Multiple GC-biased repetitive ITS copies in the Hirsutella sinensis genome are not generated by RIP mutagenesis involving transition point mutations

It has been hypothesized that AT-biased genotypes of Ophiocordyceps sinensis are generated through repeat-induced point mutation (RIP) and coexist as permanently nonfunctional internal transcribed spacer (ITS) pseudogenes in the genome of Hirsutella sinensis (GC-biased Genotype #1 of O. sinensis). This study examined the H. sinensis genome, which contains multiple repetitive ITS copies (GC content: 64.7{+/-}0.33%) with multiple insertion/deletion and transversion alleles, which were not generated through RIP mutagenesis that theoretically causes cytosine-to-thymine (C-to-T) and guanine-to-adenine (G-to-A) transitions. The repetitive ITS copies in the H. sinensis genome were found to be genetically and phylogenetically distinct from the AT-biased O. sinensis genotypes (GC content: 51.1{+/-}1.69%), which possess multiple transition alleles. The sequences of Genotypes #2-17, both GC- and AT-biased, are absent from the H. sinensis genome; these genotypes belong to interindividual O. sinensis fungi and differentially occur in different compartments of natural Cordyceps sinensis, with dynamic alterations in abundance occurring in an asynchronous, disproportional manner during C. sinensis maturation. Metatranscriptomic analyses of natural C. sinensis revealed the transcriptional silencing of 5.8S genes in all C. sinensis- colonizing fungi, including H. sinensis. The transcription assay reported by Li et al. [1] provided unsound, controversial evidence indicating that the 5.8S genes of AT-biased genotypes are nonfunctional pseudogenes. In addition to the single ITS locus analysis, repetitive genomic copies were also examined at multiple loci in the H. sinensis genome, and approximately 8.2% of the authentic genes had repetitive copies, including various transitions, transversions, and insertions/deletions.

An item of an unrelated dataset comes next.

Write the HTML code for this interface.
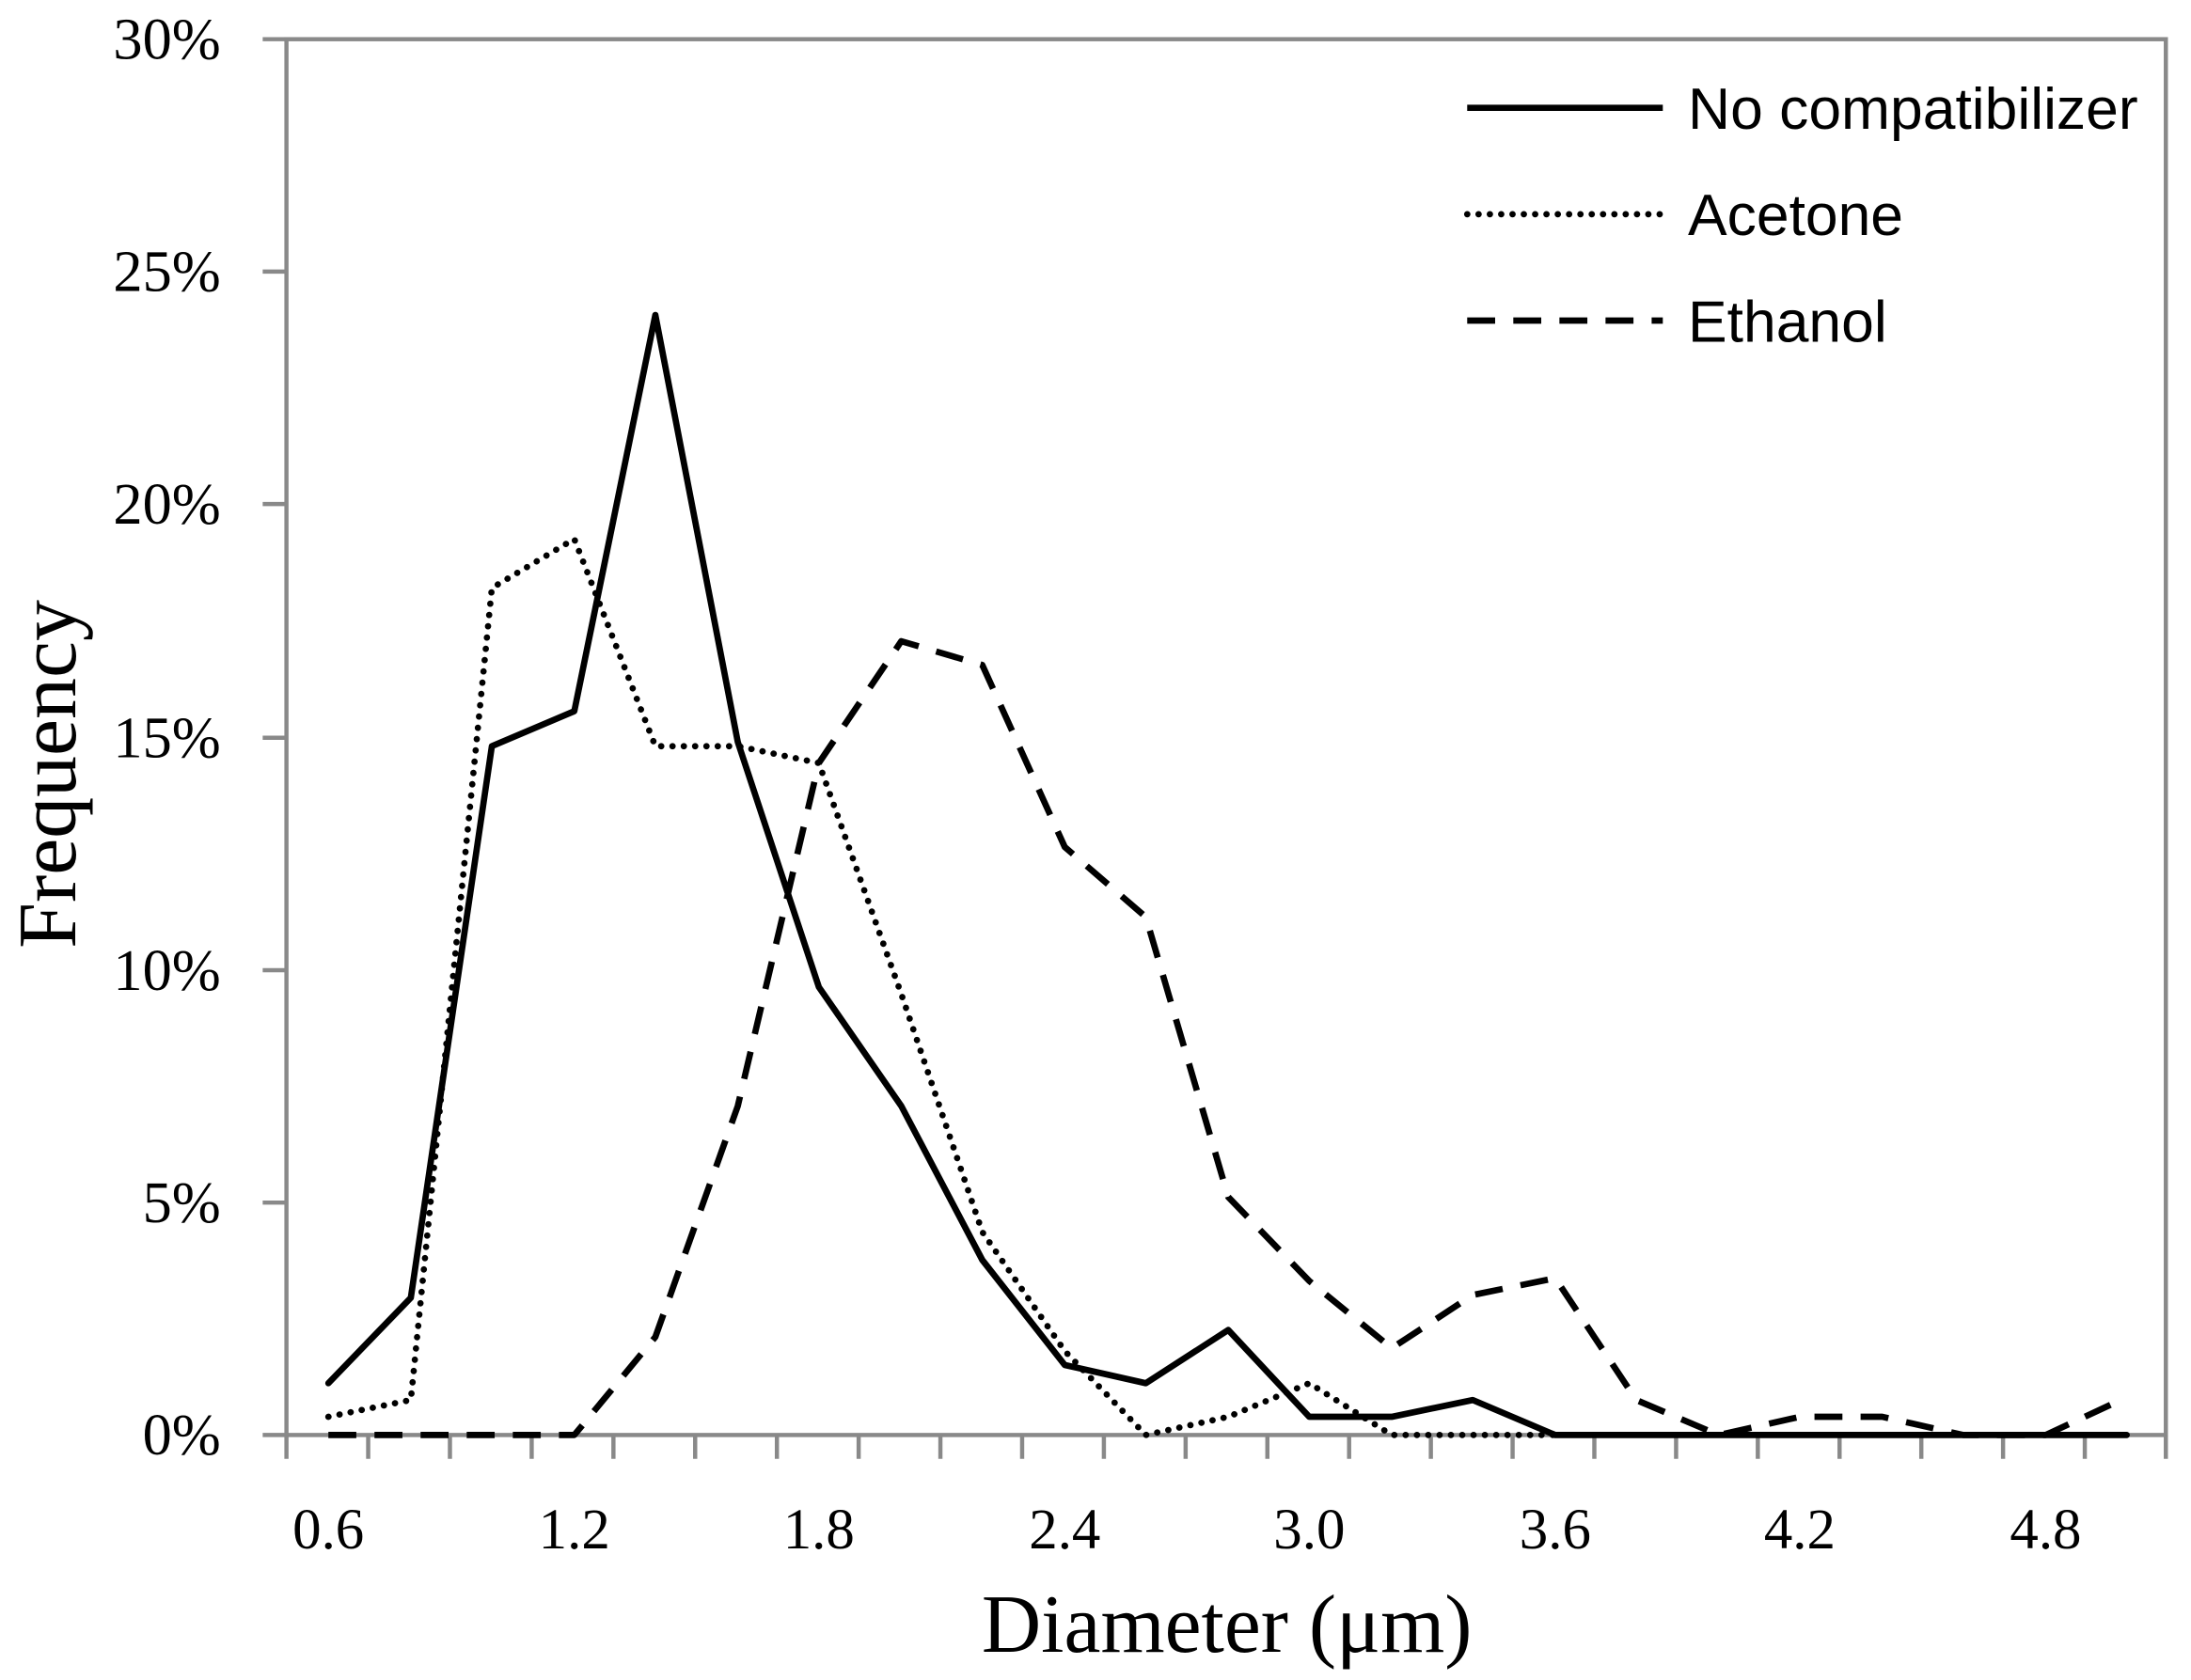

The transcripts for the repetitive copies, regardless of the decreases, increases, or bidirectional changes in the AT content, were identified in the H. sinensis transcriptome. These results are inconsistent with those of RIP mutagenesis, which generates pseudogenic, nonfunctional, repetitive copies. In conclusion, AT-biased genotypes of O. sinensis might have evolved through evolutionary mechanisms from a common ancestor over the long course of evolution, in parallel with GC-biased Genotype #1 H. sinensis.